Frances Hui, a Hong Kong activist in exile, said she had a similar experience when meeting the IOC. “I talked about the fact that more than 10,000 protesters in Hong Kong were arrested in just a year, and the fact that China is violating international human rights obligations. And the first thing we heard from the IOC is: ‘It is a very complicated world.’

“And I asked again: ‘How are you going to legitimise a Games in a country practising genocide and murder?’ and the IOC again replied to me: ‘It’s a complex world.’

“Ironically, that is the same kind of rhetoric that people from China always tell me when I bring up the fact that two million Uighur workers are in camps,” she added. “When I talk about Tibetans as having their lands occupied by China, all they say is: ‘It’s complicated.’ But no, it’s not complicated.”

However, the IOC president, Thomas Bach, insisted one of the key principles of the Olympic charter is political neutrality – adding that the IOC is not equipped to solve all the world’s problems. “We are taking this very seriously,” he said. “But we are not a super world government where the IOC can solve or even address issues for which the UN security council, G7 and G20 has no solution.

“We have to fulfil our role and to live up to our responsibilities within our area of responsibilities, and the governments have to live up to their responsibilities in their remits.

“Human rights and labour rights and others will be part of the host city contract.

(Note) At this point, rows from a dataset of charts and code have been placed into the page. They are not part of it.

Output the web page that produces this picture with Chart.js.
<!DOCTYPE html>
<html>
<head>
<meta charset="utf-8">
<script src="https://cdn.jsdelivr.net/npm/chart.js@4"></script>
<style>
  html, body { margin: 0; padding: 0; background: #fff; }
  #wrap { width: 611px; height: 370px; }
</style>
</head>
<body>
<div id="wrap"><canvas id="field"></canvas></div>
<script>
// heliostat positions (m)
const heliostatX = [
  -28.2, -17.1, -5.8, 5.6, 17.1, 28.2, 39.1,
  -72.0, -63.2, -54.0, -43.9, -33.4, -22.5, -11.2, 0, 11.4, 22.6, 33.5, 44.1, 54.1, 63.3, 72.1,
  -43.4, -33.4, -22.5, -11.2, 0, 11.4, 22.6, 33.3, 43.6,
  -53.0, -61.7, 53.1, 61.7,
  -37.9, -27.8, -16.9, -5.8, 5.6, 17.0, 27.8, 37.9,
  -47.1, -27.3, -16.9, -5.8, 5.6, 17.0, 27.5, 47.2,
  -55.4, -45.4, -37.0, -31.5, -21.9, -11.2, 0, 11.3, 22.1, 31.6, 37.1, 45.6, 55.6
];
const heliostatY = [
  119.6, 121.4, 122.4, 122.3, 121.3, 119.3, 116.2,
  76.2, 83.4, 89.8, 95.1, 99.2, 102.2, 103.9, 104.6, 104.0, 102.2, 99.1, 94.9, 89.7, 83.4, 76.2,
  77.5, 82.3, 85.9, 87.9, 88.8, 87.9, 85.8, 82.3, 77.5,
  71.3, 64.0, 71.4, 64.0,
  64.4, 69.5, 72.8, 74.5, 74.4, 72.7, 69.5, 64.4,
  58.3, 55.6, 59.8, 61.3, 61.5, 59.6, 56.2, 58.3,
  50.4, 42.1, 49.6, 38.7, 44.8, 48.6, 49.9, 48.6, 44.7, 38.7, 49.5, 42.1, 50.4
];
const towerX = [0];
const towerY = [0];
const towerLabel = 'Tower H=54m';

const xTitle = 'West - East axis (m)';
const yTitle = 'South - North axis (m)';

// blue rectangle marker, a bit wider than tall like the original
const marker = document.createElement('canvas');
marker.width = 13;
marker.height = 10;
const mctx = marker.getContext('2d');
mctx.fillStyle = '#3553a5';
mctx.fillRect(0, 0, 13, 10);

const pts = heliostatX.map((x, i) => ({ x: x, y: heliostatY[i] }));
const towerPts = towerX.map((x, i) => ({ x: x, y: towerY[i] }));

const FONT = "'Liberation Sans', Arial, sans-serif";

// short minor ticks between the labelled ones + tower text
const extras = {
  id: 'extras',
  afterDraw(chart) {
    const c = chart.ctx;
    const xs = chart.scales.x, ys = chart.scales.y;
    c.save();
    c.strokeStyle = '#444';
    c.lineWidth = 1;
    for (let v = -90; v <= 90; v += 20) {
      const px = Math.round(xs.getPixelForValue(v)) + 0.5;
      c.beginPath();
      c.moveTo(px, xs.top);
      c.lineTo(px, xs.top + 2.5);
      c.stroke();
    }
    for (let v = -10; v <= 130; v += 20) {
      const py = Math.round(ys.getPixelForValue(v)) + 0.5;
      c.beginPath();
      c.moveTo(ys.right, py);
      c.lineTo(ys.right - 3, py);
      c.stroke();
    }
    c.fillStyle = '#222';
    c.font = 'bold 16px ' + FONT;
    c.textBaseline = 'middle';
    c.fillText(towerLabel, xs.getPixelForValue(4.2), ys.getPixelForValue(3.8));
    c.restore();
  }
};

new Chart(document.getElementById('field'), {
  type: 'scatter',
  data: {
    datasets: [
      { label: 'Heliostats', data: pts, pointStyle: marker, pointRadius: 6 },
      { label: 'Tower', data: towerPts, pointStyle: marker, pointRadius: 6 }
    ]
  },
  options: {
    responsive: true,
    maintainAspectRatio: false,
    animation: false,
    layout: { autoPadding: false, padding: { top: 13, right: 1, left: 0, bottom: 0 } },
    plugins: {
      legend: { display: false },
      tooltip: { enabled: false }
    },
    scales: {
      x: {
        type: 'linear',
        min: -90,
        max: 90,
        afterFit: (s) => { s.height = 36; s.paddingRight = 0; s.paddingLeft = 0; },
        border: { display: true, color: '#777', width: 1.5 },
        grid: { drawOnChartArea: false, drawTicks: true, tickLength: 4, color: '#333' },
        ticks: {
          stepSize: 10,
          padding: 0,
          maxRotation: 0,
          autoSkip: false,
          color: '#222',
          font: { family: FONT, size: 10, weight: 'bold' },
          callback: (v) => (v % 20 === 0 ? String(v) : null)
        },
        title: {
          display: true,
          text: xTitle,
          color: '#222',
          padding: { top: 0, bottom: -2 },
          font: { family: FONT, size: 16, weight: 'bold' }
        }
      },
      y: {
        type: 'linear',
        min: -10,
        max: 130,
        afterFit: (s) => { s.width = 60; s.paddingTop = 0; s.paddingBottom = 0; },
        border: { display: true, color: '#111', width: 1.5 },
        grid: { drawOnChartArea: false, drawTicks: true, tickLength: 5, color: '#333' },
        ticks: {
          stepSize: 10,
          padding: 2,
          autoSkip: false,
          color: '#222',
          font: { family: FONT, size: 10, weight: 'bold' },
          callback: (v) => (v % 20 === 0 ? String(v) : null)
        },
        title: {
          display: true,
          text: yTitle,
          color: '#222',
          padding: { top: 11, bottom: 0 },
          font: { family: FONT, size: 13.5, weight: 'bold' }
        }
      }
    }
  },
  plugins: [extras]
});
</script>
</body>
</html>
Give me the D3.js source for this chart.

And on this, we are working very closely with the organising committee that we are also monitoring. This includes, for instance, supply chains or labour rights, and their freedom of press and many other issues.”

Bach said a boycott of the Winter Olympics over China’s human rights abuses would not work. “We can only repeat and give advice to learn from history – a boycott of the Olympic Games has never achieved anything,” he said.

“Be mindful of the boycott in Moscow in 1980 because of the intervention of the Soviet army in Afghanistan. The Soviet army withdrew from Afghanistan in 1989 – nine years after.

“So it really served nothing but punishing the athletes and then led to the counter-boycott in Los Angeles. It also has no logic, why would you punish the athletes from your own country if you have a dispute with athletes from another country? This just makes no real sense. The athletes would be the ones who are suffering.”